Start with intention: Why planning your day out loud actually works
There’s a moment every morning that quietly determines how the rest of your day will go. It’s not when you open your inbox. It’s not your first meeting. It’s that moment, before the noise sets in, when you decide what kind of day you’re going to have. That’s why I’m a firm believer in starting the day with a realistic, intentional plan and in posting that plan right when your day begins, not hours into it. This isn’t about reporting in or logging hours. It’s about leading your own day with clarity, honesty, and purpose.
This post is about the power of being proactive and about starting on purpose rather than drifting into reaction mode.
Daily stand-ups still hold up
Years ago, I wrote a post called From a Hard-Core Advocate of Daily Stand-Ups, and everything in it still holds true.
Daily stand-ups work because they:
- Force you to reflect on how the previous day went
- Help you begin your day with focus
- Surface blockers and competing priorities in real time
- Create small moments of accountability that compound over time
And here’s the key: they only work if they happen at the beginning of your day. Not mid-morning or after your meetings. If your update isn’t shaping your day, it’s just commentary. Not a tool.
If live stand-ups aren’t possible, the next best thing is this:
Have everyone post a short, focused update in Slack as soon as they start working.
Why it has to happen first
When you wait until later in the day to plan, your day’s already been hijacked. The meetings, messages, and fire drills have already dictated your focus.
Posting a morning update before you dive in forces intentionality, puts you in the driver’s seat, and signals to you team where you’re focused and where you may need support.
Plan with honesty and realism
Let’s be blunt: you’re not going to accomplish 20 meaningful things in one day. So don’t write your update as if you will.
Your daily plan isn’t about documenting everything you could do. It’s about identifying what really matters today. The 2–5 high-impact priorities that deserve your time, attention, and energy.
Being honest with yourself matters here:
- Is this task truly important or just easy to check off?
- Is this list realistic given the meetings and energy you actually have?
- Am I setting myself up to succeed or to feel behind?
As Greg McKeown puts it in Essentialism: “You can do anything, but not everything.”
The value of daily planning isn’t in ambition. It’s in alignment.
What a good update looks like
Your update should be written by you, in plain English, and at the start of your day. Not by a tool. Not copied from a ticketing system. Not written in project-speak or tech jargon.
It should answer:
- What did I plan to do yesterday? Did I follow through? If not, why not?
- What am I focusing on today, and why does it matter?
- Is anything blocking me or shifting my focus?
Tools don’t think, but you do
Most of us use project management systems that populate our tasks automatically. And while those are helpful for visibility, they’re not your plan.
If you let a tool dictate your priorities, you’ll end up reacting to deadlines instead of leading with intention.

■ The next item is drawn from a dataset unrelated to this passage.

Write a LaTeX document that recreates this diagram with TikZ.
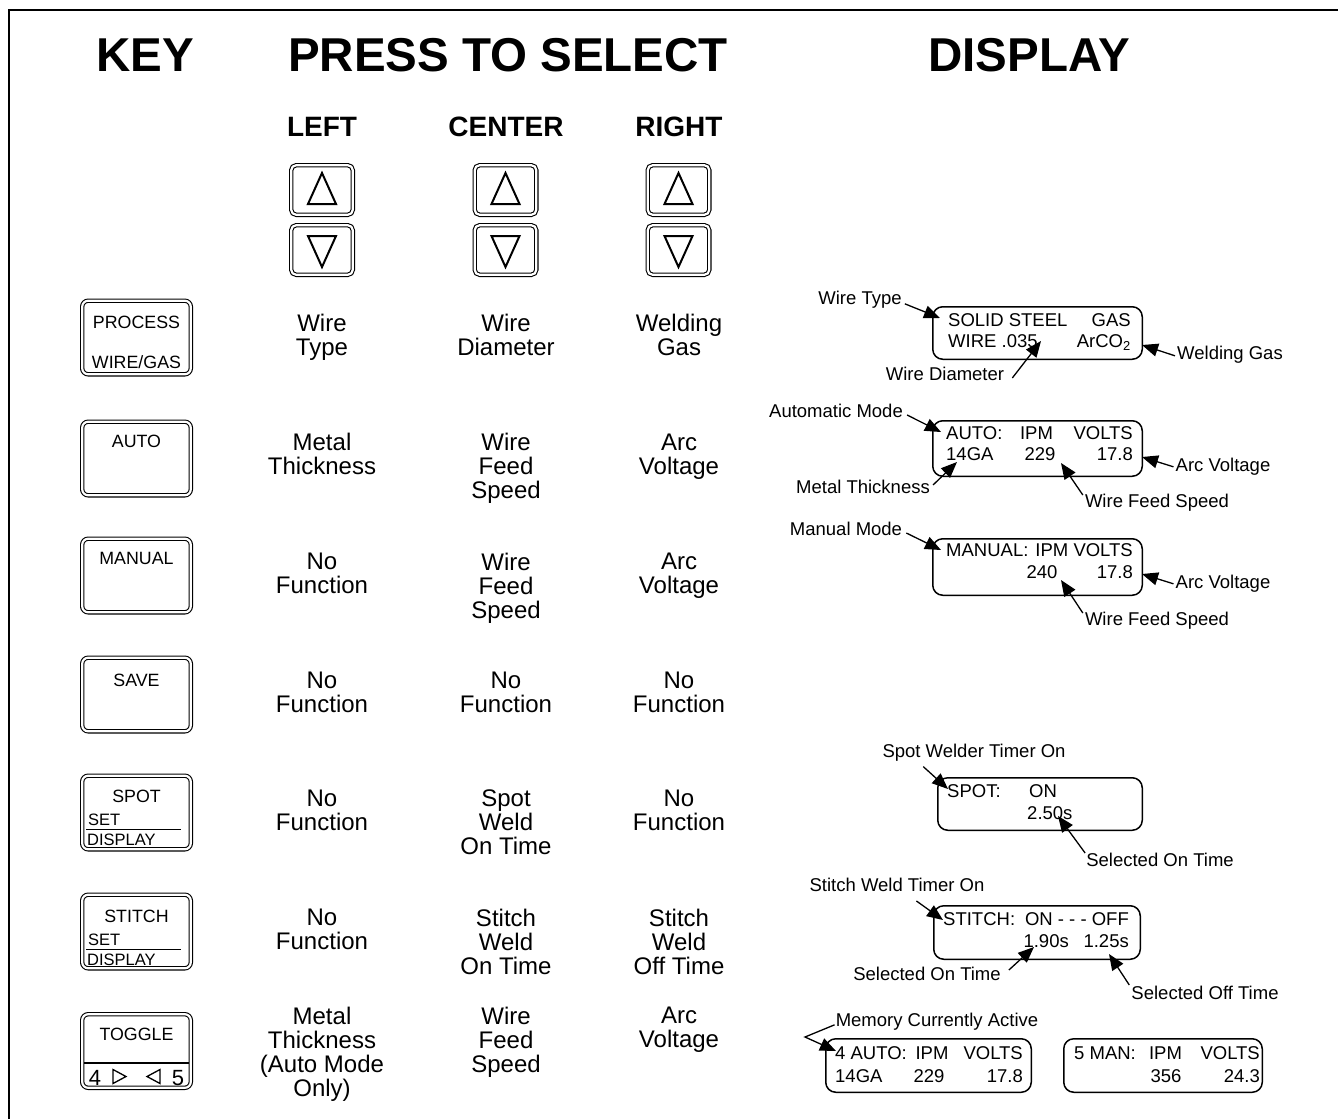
\documentclass[tikz,border=0pt]{standalone}
\usepackage{fontspec}
\setmainfont{Liberation Sans}
\usetikzlibrary{arrows.meta}
\begin{document}
\begin{tikzpicture}[x=1pt,y=-1pt,
  ttl/.style={font=\fontsize{47.5}{47.5}\selectfont\bfseries, inner sep=0pt},
  hdr/.style={font=\fontsize{28}{28}\selectfont\bfseries, inner sep=0pt},
  fn/.style={font=\fontsize{24}{24}\selectfont, align=center, anchor=north, inner sep=0pt},
  keybox/.style={draw, double, double distance=2.2pt, line width=1.1pt, rounded corners=6pt, minimum width=108.6pt, minimum height=73.6pt, inner sep=0pt},
  arrbox/.style={draw, double, double distance=2.2pt, line width=1.1pt, rounded corners=5pt, minimum width=61.6pt, minimum height=49.6pt, inner sep=0pt},
  keytxt/.style={font=\fontsize{17.8}{17.8}\selectfont, inner sep=0pt},
  smalltxt/.style={font=\fontsize{16.5}{16.5}\selectfont, inner sep=0pt, anchor=base west},
  digit/.style={font=\fontsize{22}{22}\selectfont, inner sep=0pt, anchor=base},
  disp/.style={draw, line width=1.5pt, rounded corners=10pt, inner sep=0pt},
  dt/.style={font=\fontsize{18.5}{18.5}\selectfont, inner sep=0pt},
  lbl/.style={font=\fontsize{18.5}{18.5}\selectfont, inner sep=0pt, anchor=base},
  ann/.style={line width=1.3pt, -{Triangle[length=16pt,width=13pt]}},
  tri/.style={line width=2pt, line join=miter},
  sep/.style={line width=1.3pt},
]
\useasboundingbox (0,0) rectangle (1338,1119);
% frame
\draw[line width=2.6pt] (9,1119) -- (9,10) -- (1338,10);

% titles
\node[ttl] (tkey) at (145.5,55) {KEY};
\node[ttl] (tpress) at (508,55) {PRESS TO SELECT};
\node[ttl] (tdisp) at (1029,55) {DISPLAY};
\node[hdr] (hleft) at (322,127) {LEFT};
\node[hdr] (hcenter) at (506,127) {CENTER};
\node[hdr] (hright) at (679,127) {RIGHT};

% arrow buttons
\foreach \cx/\nm in {322/l,505.5/c,678.5/r}{
  \node[arrbox] (up\nm) at (\cx,190) {};
  \node[arrbox] (dn\nm) at (\cx,250) {};
  \draw[tri] (\cx-14,204) -- (\cx,173) -- (\cx+14,204) -- cycle;
  \draw[tri] (\cx-14,236) -- (\cx,267) -- (\cx+14,236) -- cycle;
}

% key buttons
\node[keybox] (kproc) at (136.5,337.5) {};
\node[keytxt] (tproc) at (136.5,322) {PROCESS};
\node[keytxt] (twg) at (136.5,362) {WIRE/GAS};
\node[keybox] (kauto) at (136.5,458.5) {};
\node[keytxt] (tauto) at (136.5,441) {AUTO};
\node[keybox] (kman) at (136.5,575.5) {};
\node[keytxt] (tman) at (136.5,558) {MANUAL};
\node[keybox] (ksave) at (136.5,694.5) {};
\node[keytxt] (tsave) at (136.5,680) {SAVE};
\node[keybox] (kspot) at (136.5,812.5) {};
\node[keytxt] (tspot) at (136.5,796) {SPOT};
\node[smalltxt] (sset1) at (88,825.5) {SET};
\draw[sep] (86,829.5) -- (181,829.5);
\node[smalltxt] (sdisp1) at (87,845.5) {DISPLAY};
\node[keybox] (kstitch) at (136.5,931.5) {};
\node[keytxt] (tstitch) at (136.5,916) {STITCH};
\node[smalltxt] (sset2) at (88,945.5) {SET};
\draw[sep] (86,949.5) -- (181,949.5);
\node[smalltxt] (sdisp2) at (87,965.5) {DISPLAY};
\node[keybox] (ktog) at (136.5,1051) {};
\node[keytxt] (ttog) at (136.5,1034) {TOGGLE};
\draw[sep] (84,1063) -- (189,1063);
\node[digit] (d4) at (95,1085) {4};
\node[digit] (d5) at (178,1085) {5};
\draw[sep, line join=miter] (113,1069.5) -- (126,1076.5) -- (113,1083.5) -- cycle;
\draw[sep, line join=miter] (160,1069.5) -- (147,1076.5) -- (160,1083.5) -- cycle;

% function texts
\node[fn] (f11) at (322,314.4) {Wire\\Type};
\node[fn] (f12) at (506,314.4) {Wire\\Diameter};
\node[fn] (f13) at (679,314.4) {Welding\\Gas};
\node[fn] (f21) at (322,433.4) {Metal\\Thickness};
\node[fn] (f22) at (506,433.4) {Wire\\Feed\\Speed};
\node[fn] (f23) at (679,433.4) {Arc\\Voltage};
\node[fn] (f31) at (322,552.4) {No\\Function};
\node[fn] (f32) at (506,552.4) {Wire\\Feed\\Speed};
\node[fn] (f33) at (679,552.4) {Arc\\Voltage};
\node[fn] (f41) at (322,671.4) {No\\Function};
\node[fn] (f42) at (506,671.4) {No\\Function};
\node[fn] (f43) at (679,671.4) {No\\Function};
\node[fn] (f51) at (322,789.4) {No\\Function};
\node[fn] (f52) at (506,789.4) {Spot\\Weld\\On Time};
\node[fn] (f53) at (679,789.4) {No\\Function};
\node[fn] (f61) at (322,908.4) {No\\Function};
\node[fn] (f62) at (506,908.4) {Stitch\\Weld\\On Time};
\node[fn] (f63) at (679,908.4) {Stitch\\Weld\\Off Time};
\node[fn] (f71) at (322,1006.4) {Metal\\Thickness\\(Auto Mode\\Only)};
\node[fn] (f72) at (506,1006.4) {Wire\\Feed\\Speed};
\node[fn] (f73) at (679,1006.4) {Arc\\Voltage};

% display boxes
\node[disp, minimum width=209.5pt, minimum height=52.5pt] (b1) at (1037.5,333) {};
\node[dt, anchor=base west] (b1a) at (948,326.6) {SOLID STEEL};
\node[dt, anchor=base east] (b1b) at (1131,326.6) {GAS};
\node[dt, anchor=base west] (b1c) at (948,347.6) {WIRE .035};
\node[dt, anchor=base east] (b1d) at (1131,347.6) {ArCO\textsubscript{2}};

\node[disp, minimum width=209.5pt, minimum height=55.5pt] (b2) at (1037.5,448.5) {};
\node[dt, anchor=base west] (b2a) at (946,439.6) {AUTO:};
\node[dt, anchor=base] (b2b) at (1036.5,439.6) {IPM};
\node[dt, anchor=base east] (b2c) at (1133,439.6) {VOLTS};
\node[dt, anchor=base west] (b2d) at (946,460.6) {14GA};
\node[dt, anchor=base] (b2e) at (1040,460.6) {229};
\node[dt, anchor=base east] (b2f) at (1133,460.6) {17.8};

\node[disp, minimum width=209.5pt, minimum height=56.5pt] (b3) at (1037.5,567) {};
\node[dt, anchor=base west] (b3a) at (946,556.6) {MANUAL:};
\node[dt, anchor=base east] (b3b) at (1133,556.6) {IPM VOLTS};
\node[dt, anchor=base] (b3c) at (1042,578.6) {240};
\node[dt, anchor=base east] (b3d) at (1133,578.6) {17.8};

\node[disp, minimum width=204.5pt, minimum height=52.5pt] (b4) at (1040,804) {};
\node[dt, anchor=base west] (b4a) at (947,797.6) {SPOT:};
\node[dt, anchor=base west] (b4b) at (1029,797.6) {ON};
\node[dt, anchor=base west] (b4c) at (1027,819.6) {2.50s};

\node[disp, minimum width=206.5pt, minimum height=53.5pt] (b5) at (1037,932.5) {};
\node[dt, anchor=base west] (b5a) at (943,925.6) {STITCH:};
\node[dt, anchor=base east] (b5b) at (1129,925.6) {ON - - - OFF};
\node[dt, anchor=base east] (b5c) at (1069,947.6) {1.90s};
\node[dt, anchor=base east] (b5d) at (1129,947.6) {1.25s};

\node[disp, minimum width=205.5pt, minimum height=53.5pt] (b6) at (928.5,1065.5) {};
\node[dt, anchor=base west] (b6a) at (835,1059.6) {4 AUTO:};
\node[dt, anchor=base] (b6b) at (932,1059.6) {IPM};
\node[dt, anchor=base east] (b6c) at (1023,1059.6) {VOLTS};
\node[dt, anchor=base west] (b6d) at (835,1082.6) {14GA};
\node[dt, anchor=base] (b6e) at (929,1082.6) {229};
\node[dt, anchor=base east] (b6f) at (1023,1082.6) {17.8};

\node[disp, minimum width=198.5pt, minimum height=53.5pt] (b7) at (1163,1065.5) {};
\node[dt, anchor=base west] (b7a) at (1074,1059.6) {5 MAN:};
\node[dt, anchor=base] (b7b) at (1165.5,1059.6) {IPM};
\node[dt, anchor=base east] (b7c) at (1260,1059.6) {VOLTS};
\node[dt, anchor=base] (b7d) at (1166,1082.6) {356};
\node[dt, anchor=base east] (b7e) at (1260,1082.6) {24.3};

% annotation labels
\node[lbl] (lwt) at (860,304.6) {Wire Type};
\node[lbl] (lwd) at (945,380.6) {Wire Diameter};
\node[lbl] (lwg) at (1230,359.6) {Welding Gas};
\node[lbl] (lam) at (836,417.6) {Automatic Mode};
\node[lbl] (lmt) at (863,493.6) {Metal Thickness};
\node[lbl] (lav1) at (1223,471.6) {Arc Voltage};
\node[lbl] (lwf1) at (1157,507.6) {Wire Feed Speed};
\node[lbl] (lmm) at (846,535.6) {Manual Mode};
\node[lbl] (lav2) at (1223,588.6) {Arc Voltage};
\node[lbl] (lwf2) at (1157,625.6) {Wire Feed Speed};
\node[lbl] (lsw) at (974,757.6) {Spot Welder Timer On};
\node[lbl] (lso1) at (1160,866.6) {Selected On Time};
\node[lbl] (lst) at (897,891.6) {Stitch Weld Timer On};
\node[lbl] (lso2) at (927,980.6) {Selected On Time};
\node[lbl] (lsf) at (1205,999.6) {Selected Off Time};
\node[lbl] (lmc) at (937,1026.6) {Memory Currently Active};

% arrow targets
\coordinate (h1) at (940,318);
\coordinate (h2) at (1041,341);
\coordinate (h3) at (1142,345);
\coordinate (h4) at (941,432);
\coordinate (h5) at (957,462);
\coordinate (h6) at (1142,457);
\coordinate (h7) at (1061,463);
\coordinate (h8) at (941,550);
\coordinate (h9) at (1142,574);
\coordinate (h10) at (1061,580);
\coordinate (h11) at (948,789);
\coordinate (h12) at (1058,816);
\coordinate (h13) at (943,920);
\coordinate (h14) at (1034,947);
\coordinate (h15) at (1109,954);
\coordinate (h16) at (836,1051);
\coordinate (m16) at (805,1037);

\draw[ann] ([shift={(3,4)}]lwt.east) -- (h1);
\draw[ann] ([shift={(8,4)}]lwd.east) -- (h2);
\draw[ann] ([shift={(-2,1)}]lwg.west) -- (h3);
\draw[ann] ([shift={(4,4)}]lam.east) -- (h4);
\draw[ann] ([shift={(3,-2)}]lmt.east) -- (h5);
\draw[ann] ([shift={(-2,0)}]lav1.west) -- (h6);
\draw[ann] ([shift={(-2,1)}]lwf1.north west) -- (h7);
\draw[ann] ([shift={(4,4)}]lmm.east) -- (h8);
\draw[ann] ([shift={(-2,0)}]lav2.west) -- (h9);
\draw[ann] ([shift={(-2,1)}]lwf2.north west) -- (h10);
\draw[ann] ([shift={(41,5)}]lsw.south west) -- (h11);
\draw[ann] ([shift={(-1,0)}]lso1.north west) -- (h12);
\draw[ann] ([shift={(107,9)}]lst.south west) -- (h13);
\draw[ann] ([shift={(8,-4)}]lso2.east) -- (h14);
\draw[ann] ([shift={(-2,-1)}]lsf.north west) -- (h15);
\draw[ann] ([shift={(-1,3)}]lmc.west) -- (m16) -- (h16);
\end{tikzpicture}
\end{document}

Writing your own update forces you to pause, prioritize, and communicate clearly, not just to others, but to yourself.
Reflect honestly and learn from the patterns
At the end of the day (or the next morning), check in with yourself:
- Did you stick to your plan?
- If not, what got in the way? Were your priorities realistic?

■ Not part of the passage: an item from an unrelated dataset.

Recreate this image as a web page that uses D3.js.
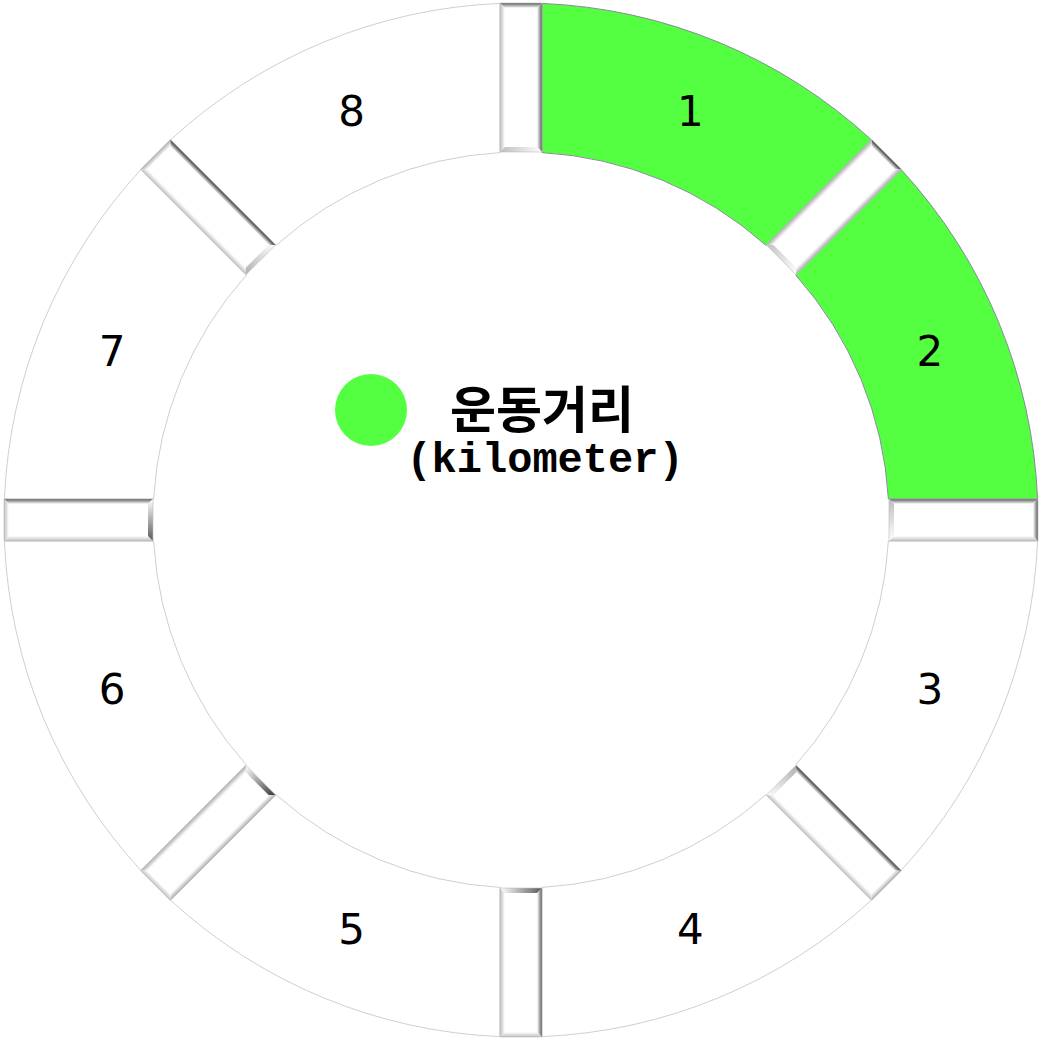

- Did you let urgency overtake importance?
Honest reflection is what turns this from a routine into a leadership tool. When you regularly notice what’s working and what isn’t, you get better at planning, better at staying in your lane and better at protecting time for what matters.
This isn’t about micromanagement or checking boxes. It’s about building a habit of purposeful work, starting with a plan, crafted by you, in your own words, at the very beginning of your day.
And it only works if you’re honest with yourself. If you know you’re not going to get to 20 things today, don’t write down 20 things. Start early and in a truthful way.
Because real momentum doesn’t come from doing more, it comes from doing what matters, on purpose.